Have TV Networks Come Up With an Answer to DVRs?

Once upon a time, time-shifting (that’s using a DVR for most of us) was looked upon as a savior because it was a way to keep audiences watching TV. Now, however, it’s a big problem because people watch without looking at commercials and the time-shifting thing makes it harder for networks to measure audience size and therefore convince ad buyers that their prices are right.

In other words, the only ones benefitting from the existence and use of DVRs are the viewers. And we can’t have that, can we? What to do? What to do?

how dvrs work

 Oh God, They’re Screwing Up Our Ratings!
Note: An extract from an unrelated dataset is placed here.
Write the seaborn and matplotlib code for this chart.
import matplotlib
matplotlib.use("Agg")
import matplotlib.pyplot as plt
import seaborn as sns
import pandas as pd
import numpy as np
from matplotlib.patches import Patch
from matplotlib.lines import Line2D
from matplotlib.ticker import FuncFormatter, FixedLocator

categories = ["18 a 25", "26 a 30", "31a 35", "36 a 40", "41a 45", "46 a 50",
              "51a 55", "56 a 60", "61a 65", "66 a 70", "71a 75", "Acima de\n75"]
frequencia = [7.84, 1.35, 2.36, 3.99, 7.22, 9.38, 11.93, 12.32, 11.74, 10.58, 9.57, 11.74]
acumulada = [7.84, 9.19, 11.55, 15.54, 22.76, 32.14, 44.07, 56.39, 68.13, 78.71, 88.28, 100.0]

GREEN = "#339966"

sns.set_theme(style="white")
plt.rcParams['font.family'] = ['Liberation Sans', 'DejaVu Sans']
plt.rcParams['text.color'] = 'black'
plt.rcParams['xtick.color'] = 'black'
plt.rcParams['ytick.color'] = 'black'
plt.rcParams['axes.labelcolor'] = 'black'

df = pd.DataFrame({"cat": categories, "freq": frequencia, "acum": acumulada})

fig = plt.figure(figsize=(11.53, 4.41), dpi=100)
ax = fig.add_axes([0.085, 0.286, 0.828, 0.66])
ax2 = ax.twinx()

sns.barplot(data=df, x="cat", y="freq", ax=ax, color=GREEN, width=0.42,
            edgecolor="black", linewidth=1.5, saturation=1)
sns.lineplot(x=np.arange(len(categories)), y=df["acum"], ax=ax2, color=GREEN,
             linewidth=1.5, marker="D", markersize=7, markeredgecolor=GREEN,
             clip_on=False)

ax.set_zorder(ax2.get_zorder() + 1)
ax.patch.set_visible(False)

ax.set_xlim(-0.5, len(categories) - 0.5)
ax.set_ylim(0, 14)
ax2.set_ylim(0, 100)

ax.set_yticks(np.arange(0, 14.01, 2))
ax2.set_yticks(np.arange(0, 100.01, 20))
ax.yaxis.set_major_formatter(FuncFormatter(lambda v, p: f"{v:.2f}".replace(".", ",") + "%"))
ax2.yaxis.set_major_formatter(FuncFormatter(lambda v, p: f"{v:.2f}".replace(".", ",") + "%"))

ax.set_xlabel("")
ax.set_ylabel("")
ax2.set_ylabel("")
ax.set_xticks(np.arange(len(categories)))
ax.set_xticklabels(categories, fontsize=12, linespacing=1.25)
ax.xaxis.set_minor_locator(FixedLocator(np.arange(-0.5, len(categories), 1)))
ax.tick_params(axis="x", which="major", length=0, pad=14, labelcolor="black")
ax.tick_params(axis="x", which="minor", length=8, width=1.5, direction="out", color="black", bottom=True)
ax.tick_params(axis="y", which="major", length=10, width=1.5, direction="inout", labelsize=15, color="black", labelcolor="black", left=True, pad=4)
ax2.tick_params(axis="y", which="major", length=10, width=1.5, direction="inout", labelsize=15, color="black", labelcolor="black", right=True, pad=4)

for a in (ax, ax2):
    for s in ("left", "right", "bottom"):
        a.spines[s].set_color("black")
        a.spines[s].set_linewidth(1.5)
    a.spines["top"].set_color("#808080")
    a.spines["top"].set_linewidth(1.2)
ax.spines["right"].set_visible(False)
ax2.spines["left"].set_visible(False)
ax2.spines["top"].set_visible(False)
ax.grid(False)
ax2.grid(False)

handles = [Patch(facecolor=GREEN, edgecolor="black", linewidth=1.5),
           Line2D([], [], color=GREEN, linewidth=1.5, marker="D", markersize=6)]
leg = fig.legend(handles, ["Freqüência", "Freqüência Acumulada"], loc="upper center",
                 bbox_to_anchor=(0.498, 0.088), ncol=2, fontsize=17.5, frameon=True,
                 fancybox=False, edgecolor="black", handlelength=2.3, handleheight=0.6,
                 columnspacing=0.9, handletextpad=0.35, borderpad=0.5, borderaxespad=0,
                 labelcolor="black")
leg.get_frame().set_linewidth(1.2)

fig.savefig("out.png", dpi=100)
Aiyee!
by Team TVWriter™ Press Service

Network television, hit hard by time-shifted viewing on DVRs, is reportedly placing renewed emphasis on what it sees as a possible solution to the problem: live programming.

The Hollywood Reporter calls the trend “the eventization of TV.” The publication notes: “With nearly half of viewers now watching scripted comedies and dramas on a delay, sports, late-night talkers and awards shows might be the last frontier for big ratings.”

The report adds: “At a time when nearly half of all U.S. homes have DVRs, networks are shelling out an estimated $7 billion for rights to air NFL games, awards shows are popping up all over the dial, and there doesn’t seem to be a major cable network that isn’t exploring a foray into topical late-night.”

As an example, the piece cites CBS’s announcement a week ago that it is investing in Mark Cuban’s fledgling cable venture AXS, which is focused on live programming.

“Advertisers, too, are clamoring for such opportunities in a fractured, ad-skipping environment, shelling out $444 million on awards shows and live nonsports events in 2012, up 22 percent compared with five years ago, according to Kantar Media,” the story reports. It adds that 30-second spots in this year’s Oscars have sold for as much as $1.8 million.

E! President Suzanne Kolb is among those “chasing live,” the report notes. Says Kolb: “There’s a real hunger for that [live] experience, which in some ways has been further fueled by the growth of DVR.

Adds Cuban: “In today’s world of social media, live TV starts the conversation that lives on Twitter and other social networks.”

“Style network this year will debut a live fashion and advice show, ‘Pop Style,’ and the cable late-night landscape continues to swell,” THR reports. “FX has a new live iteration of ‘BrandX With Russell Brand’ as well as ‘Totally Biased With W. Kamau Bell.’ Bravo has added a Kathy Griffin offering and expanded ‘Watch What Happens Live’ to a Sunday-through-Thursday strip. TBS is developing companion efforts for ‘Conan,’ and E! tried (and failed) with the ‘Chelsea Lately’ complement ‘Love You, Mean It With Whitney Cummings.’”

The piece notes the success of AMC’s “Talking Dead,” a live recap show about “The Walking Dead,” which attracted 4.1 million viewers for its Feb. 10 episode and has been expanded to a full hour for the remaining episodes this season.

Joel Stillerman, executive VP of original programming at AMC, said: “There’s an energy that comes from [live] that is hard to define. The whole idea is to create an event atmosphere. There’s something that is just a little better and a little more energetic when you’re counting down to a live broadcast.”